• _Collected material_:
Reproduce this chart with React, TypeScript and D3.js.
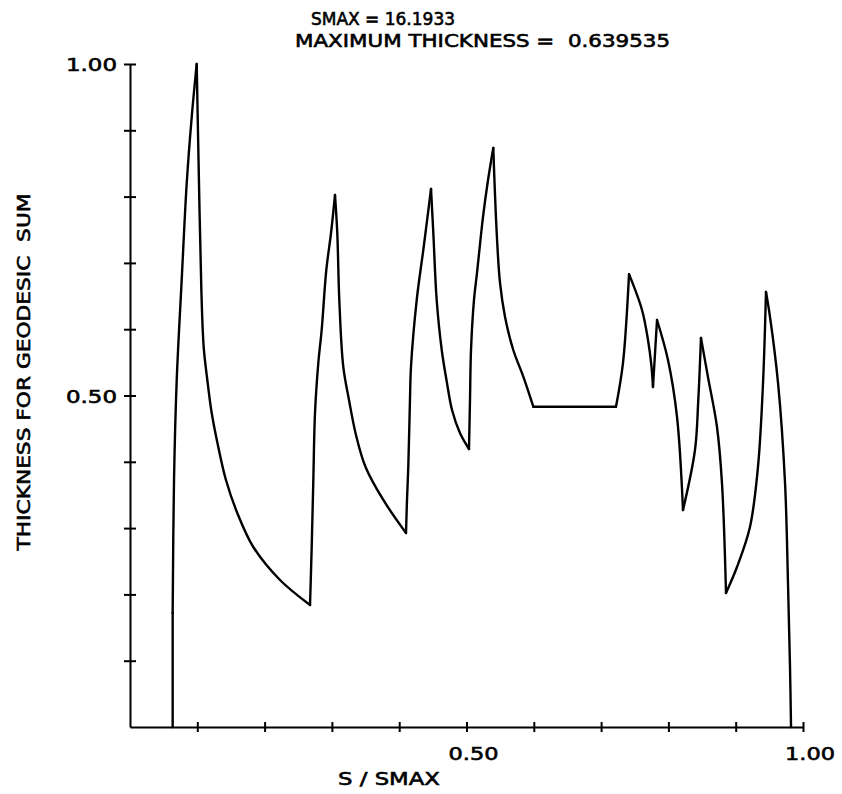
import React, { useEffect, useRef } from 'react';
import * as d3 from 'd3';

// s / smax along the geodesic
const S_OVER_SMAX = [
    0.0634, 0.0634, 0.0654, 0.0694, 0.0768, 0.0843, 0.0917, 0.0991,
    0.1025, 0.1060, 0.1095, 0.1149, 0.1214, 0.1312, 0.1426, 0.1594, 0.1832, 0.2229, 0.2675,
    0.2700, 0.2724, 0.2749, 0.2798, 0.2848, 0.2917, 0.2987, 0.3046,
    0.3080, 0.3110, 0.3169, 0.3254, 0.3358, 0.3500, 0.3764, 0.4101,
    0.4116, 0.4135, 0.4160, 0.4175, 0.4260, 0.4358, 0.4473,
    0.4507, 0.4557, 0.4632, 0.4710, 0.4785, 0.4903, 0.5037,
    0.5052, 0.5067, 0.5111, 0.5156, 0.5245, 0.5320, 0.5398,
    0.5449, 0.5498, 0.5572, 0.5695, 0.5844, 0.5993,
    0.7221, 0.7325, 0.7415,
    0.7608, 0.7697, 0.7747, 0.7771, 0.7831,
    0.7994, 0.8128, 0.8217,
    0.8395, 0.8444, 0.8484,
    0.8588, 0.8722, 0.8796, 0.8856,
    0.9019, 0.9212, 0.9331, 0.9406, 0.9450,
    0.9510, 0.9629, 0.9733, 0.9777, 0.9807, 0.9822
];

// normalised thickness
const THICKNESS = [
    0, 0.172, 0.3725, 0.523, 0.674, 0.8205, 0.920, 1.0,
    0.8205, 0.660, 0.573, 0.5234, 0.4736, 0.4223, 0.3725, 0.3228, 0.2715, 0.2217, 0.184,
    0.2720, 0.3725, 0.4736, 0.549, 0.5988, 0.6893, 0.7451, 0.8024,
    0.7451, 0.644, 0.5434, 0.4932, 0.4404, 0.3922, 0.3424, 0.2926,
    0.3424, 0.3922, 0.4932, 0.543, 0.644, 0.7195, 0.8115,
    0.7451, 0.644, 0.5686, 0.5189, 0.4781, 0.4434, 0.4193,
    0.4932, 0.5686, 0.644, 0.6848, 0.7692, 0.8250, 0.8733,
    0.7451, 0.6697, 0.6189, 0.5686, 0.5284, 0.4831,
    0.4831, 0.549, 0.683,
    0.629, 0.5837, 0.5455, 0.5128, 0.6139,
    0.5535, 0.4676, 0.3273,
    0.4178, 0.4931, 0.5867,
    0.5279, 0.4525, 0.368, 0.2021,
    0.2413, 0.3017, 0.3922, 0.5189, 0.6561,
    0.6184, 0.5189, 0.368, 0.2172, 0.0905, 0
];

// indices where the curve has a sharp corner (peaks / valleys)
const CORNERS = [1, 7, 18, 26, 34, 41, 48, 55, 61, 62, 64, 68, 69, 72, 75, 79, 84];

const X_TICKS = [0.1, 0.2, 0.3, 0.4, 0.5, 0.6, 0.7, 0.8, 0.9, 1.0];
const Y_TICKS = [0.1, 0.2, 0.3, 0.4, 0.5, 0.6, 0.7, 0.8, 0.9, 1.0];
const X_LABELS = ['0.50', '1.00'];
const Y_LABELS = ['0.50', '1.00'];

const TITLE_1 = 'SMAX = 16.1933';
const TITLE_2 = 'MAXIMUM THICKNESS =  0.639535';
const X_TITLE = 'S / SMAX';
const Y_TITLE = 'THICKNESS FOR GEODESIC  SUM';

const FONT = '"DejaVu Sans", sans-serif';

const App = () => {
    const svgRef = useRef(null);

    useEffect(() => {
        const svg = d3.select(svgRef.current);
        svg.selectAll('*').remove();

        const x = d3.scaleLinear().domain([0, 1]).range([130, 803]);
        const y = d3.scaleLinear().domain([0, 1]).range([727, 64]);

        // x axis, ticks crossing the line
        const gx = svg.append('g')
            .attr('transform', `translate(0,${y(0)})`)
            .call(d3.axisBottom(x).tickValues(X_TICKS).tickSizeOuter(0).tickFormat(() => ''));
        gx.select('.domain').attr('stroke', '#000').attr('stroke-width', 2);
        gx.selectAll('.tick line').attr('y1', -5).attr('y2', 5).attr('stroke', '#000').attr('stroke-width', 2);

        // y axis
        const gy = svg.append('g')
            .attr('transform', `translate(${x(0)},0)`)
            .call(d3.axisLeft(y).tickValues(Y_TICKS).tickSizeOuter(0).tickFormat(() => ''));
        gy.select('.domain').attr('stroke', '#000').attr('stroke-width', 2);
        gy.selectAll('.tick line').attr('x1', -6).attr('x2', 6).attr('stroke', '#000').attr('stroke-width', 2);

        const text = (str, px, py, len, anchor = 'start') =>
            svg.append('text')
                .attr('x', px)
                .attr('y', py)
                .attr('text-anchor', anchor)
                .attr('textLength', len)
                .attr('lengthAdjust', 'spacingAndGlyphs')
                .style('white-space', 'pre')
                .style('font-family', FONT)
                .style('font-size', '18px')
                .attr('fill', '#000')
                .attr('stroke', '#000')
                .attr('stroke-width', 0.6)
                .text(str);

        // tick labels
        text(X_LABELS[0], x(0.5) - 18, 760, 50);
        text(X_LABELS[1], x(1.0) - 18, 760, 50);
        text(Y_LABELS[0], x(0) - 13, y(0.5) + 7, 51, 'end');
        text(Y_LABELS[1], x(0) - 13, y(1.0) + 7, 51, 'end');

        // titles
        text(TITLE_1, 311, 25, 144);
        text(TITLE_2, 295, 47, 375);
        text(X_TITLE, 338, 785, 102);
        text(Y_TITLE, 0, 0, 357, 'middle')
            .attr('transform', `translate(30,372) rotate(-90)`);

        // curve: smooth pieces between the corners
        const pts = S_OVER_SMAX.map((s, i) => [s, THICKNESS[i]]);
        const cuts = [0, ...CORNERS, pts.length - 1];
        const line = d3.line()
            .x(d => x(d[0]))
            .y(d => y(d[1]))
            .curve(d3.curveCatmullRom.alpha(0.5));

        for (let i = 0; i < cuts.length - 1; i++) {
            svg.append('path')
                .attr('d', line(pts.slice(cuts[i], cuts[i + 1] + 1)))
                .attr('fill', 'none')
                .attr('stroke', '#000')
                .attr('stroke-width', 2.4)
                .attr('stroke-linejoin', 'round')
                .attr('stroke-linecap', 'round');
        }
    }, []);

    return (
        <svg
            ref={svgRef}
            width={842}
            height={794}
            style={{ position: 'absolute', left: 0, top: 0, background: '#fff' }}
        />
    );
};

export default App;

• _Written problem_:
Return the material line for line, from its beginning to the line that contains "import * as d3 from 'd3';", with the pictures left out.

• _Solution to this exercise_:
Reproduce this chart with React, TypeScript and D3.js.
import React, { useEffect, useRef } from 'react';
import * as d3 from 'd3';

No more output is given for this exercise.